10. Quest for better policy alternatives
10.1 Does Canada provide a way forward?
“The Canada plan can serve as a possible roadmap for the USA. Canada is asking for 51 pct reduction in emissions from buildings, 58 pct reduction in oil and gas, 55 pct for electricity and 60 pct for heavy industry. 52 pct for waste and other whereas both transport and agriculture get a free ride with only 7 pct and 2.6 pct reduction. It is the consumer driving these changes by selecting products which achieve the goal. I think time frame is ambitious but goals are consistently with Paris accord.”
“Direct taxation of scope 1-2 to tackle the company’s carbon intensity, and some sort of sliding-scale scope 3 taxation that discourages both the supply and the demand of highly carbon intense products, both domestically produced and imported, and incentivizes change on that front.”

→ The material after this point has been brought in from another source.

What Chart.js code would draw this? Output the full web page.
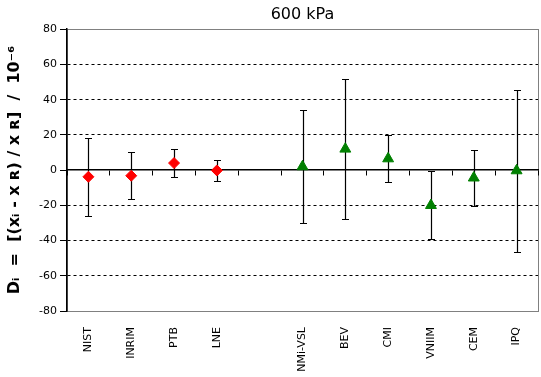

10.2 U.S. government needs to invest in infrastructure
“A key difference in 2021 is that there is a growing substitute fuels market which are either low carbon (like renewable gasoline and renewable diesel made from biomass and CNG made from biogas) but also BEV (battery electric vehicle) and FCEV’s (fuel cell electric vehicle) – hydrogen production costs are already coming close to competing with Diesel in California with only LCFS (California’s low carbon fuel standards) credits as support (currently renewable wind, hydro and solar power and hydrogen made from it are not part of the US Renewable Fuel Standard that only applies to Biofuels). More infrastructure in fueling sites is needed across the country but it the lack of federal support that slows this down.”
Last word?
“If the intention is to bankrupt large oil companies, the path is clear: tax the evil-doers to extinction. If the intention is to reduce CO2 emissions then demand has to be cut, and that means consumers must bear the costs of taxation. One way or another, greening the energy system will cost consumers or taxpayers which means all of us.”